Inside the tent, I put two Ridgeway (Costco) sleeping pads which fit perfectly, side to side. They are, however, only six feet long.
I don't put a tarp between the tent floor and the platform. However, I do put a tarp (folded in half) inside the tent and under the pads. This is to provide extra protection should rain water somehow through driving wind, go under the tent. I first tried to put the tarp under the tent, but in windy conditions it is impossible to handle all of this yourself.!
III. Conclusion
I'm sure I've missed something here and there in my description. Please feel free to raise questions so I can further clarify the picture. And since this is my first whack at putting together a car-top tent, you will undoubtedly see many places where my plans can be improved. I'd be interested in your comments.
The guys up at the Toyota dealership liked my tent arrangement so much (as well as the other stuff), they put Telcy on display last weekend.
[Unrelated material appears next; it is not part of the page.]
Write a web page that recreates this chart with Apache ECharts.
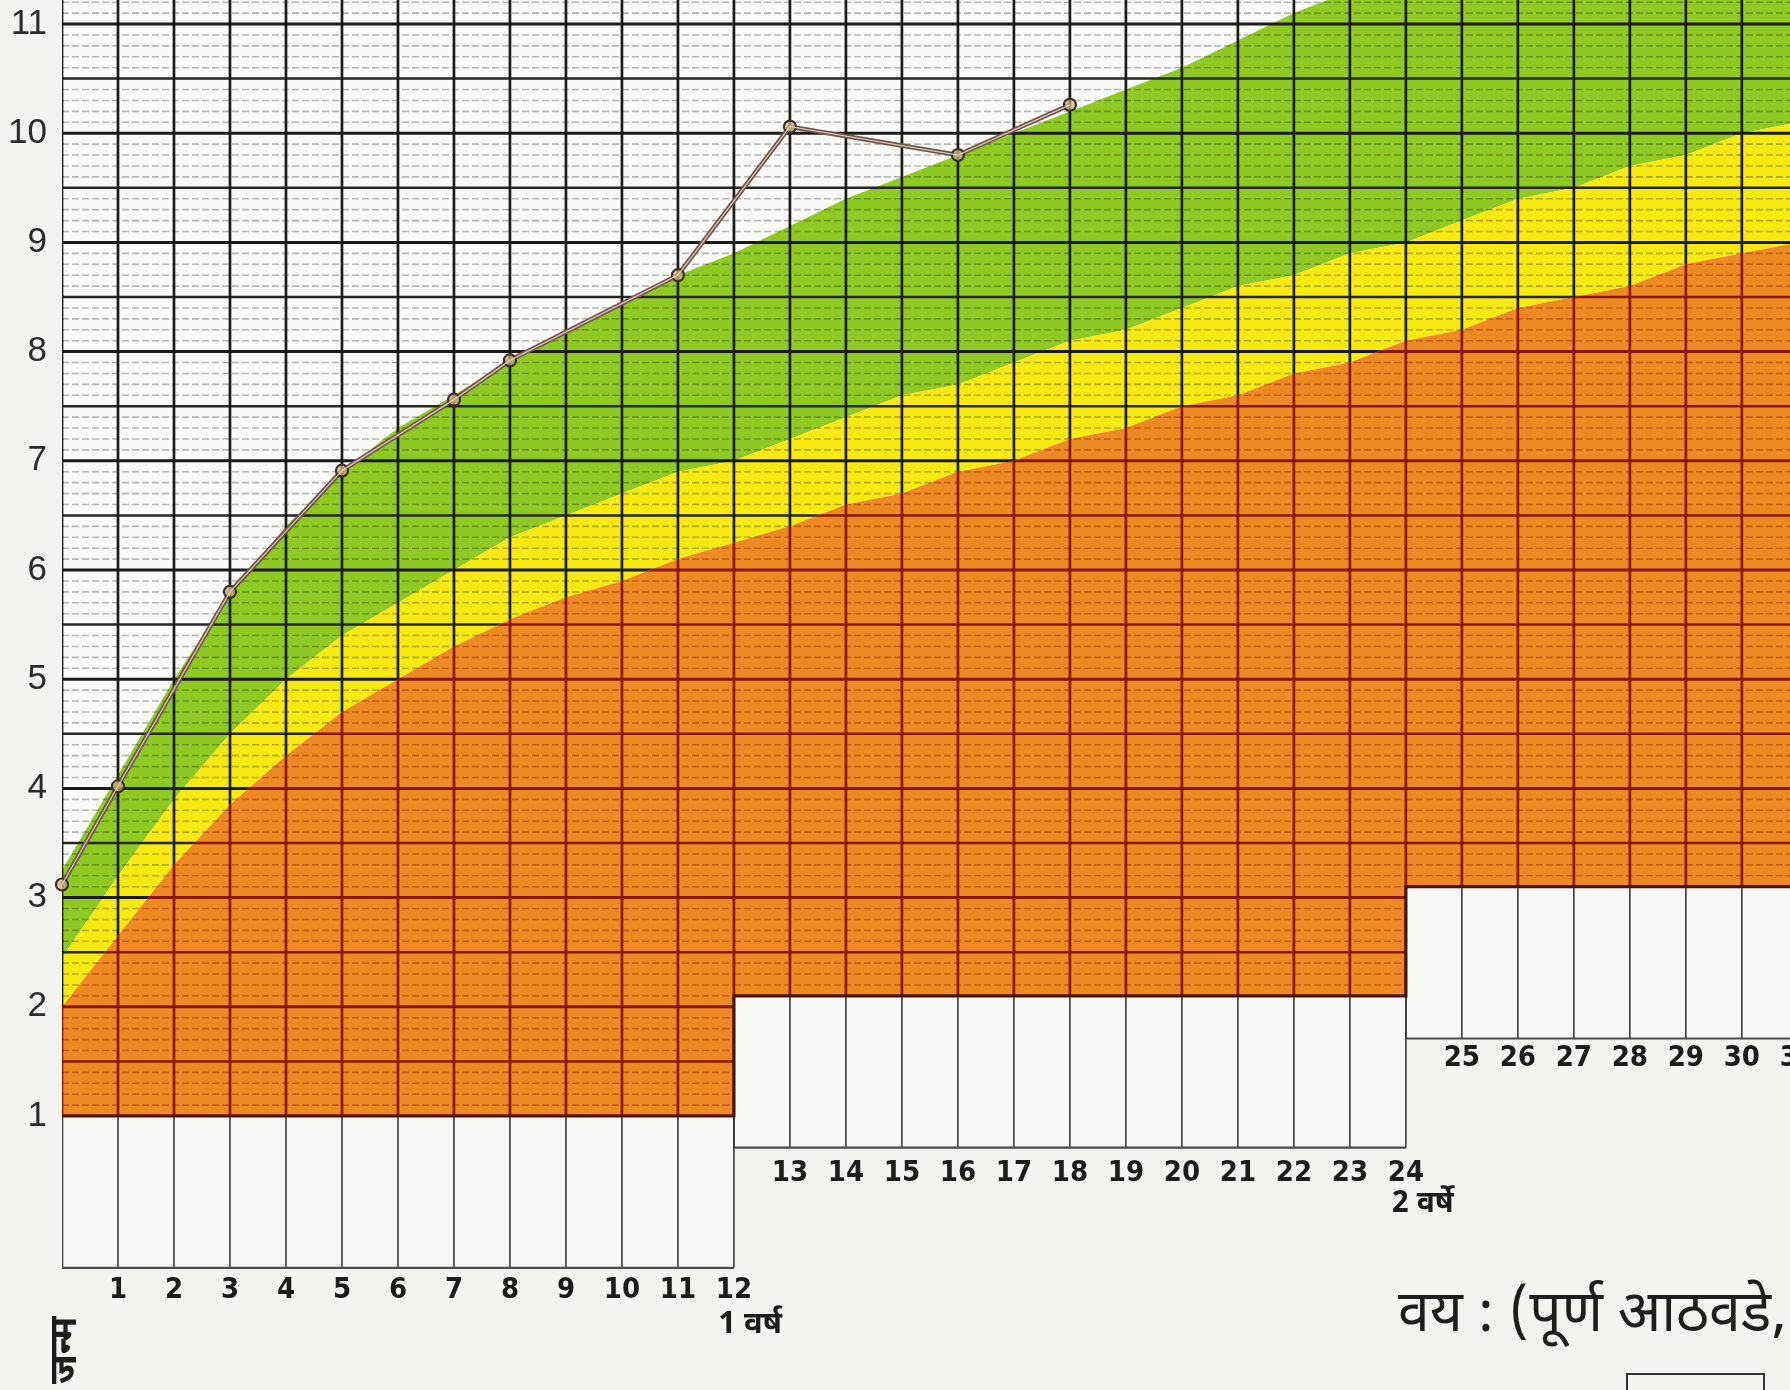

One of the things I like about this arrangement is the portability of the tent; you can us it on the ground if you like. For example, Sandy and I might come to a spot where we will pump up the sea kayak and take the tent with us to camp on a remote island or across the lake. Also, one of the commercial roof-top tents I saw consumed the whole top, not leaving any room for other gear. With my setup, you can pile a bunch of gear on top when the platform is nesting inside the carrier. Also, I can replace the tent without replacing the whole platform.
Tarps can be added off the back of the rig to provide further protection from the rain. I cut a tarp and added grommets so it would cover one side of the rig and extend out off the back about 20 feet. I'm thinking about getting a roll-up awning to hook on the side of the carrier.
Cost: Counting the tent, but not the rack, I think the whole thing cost me about $525.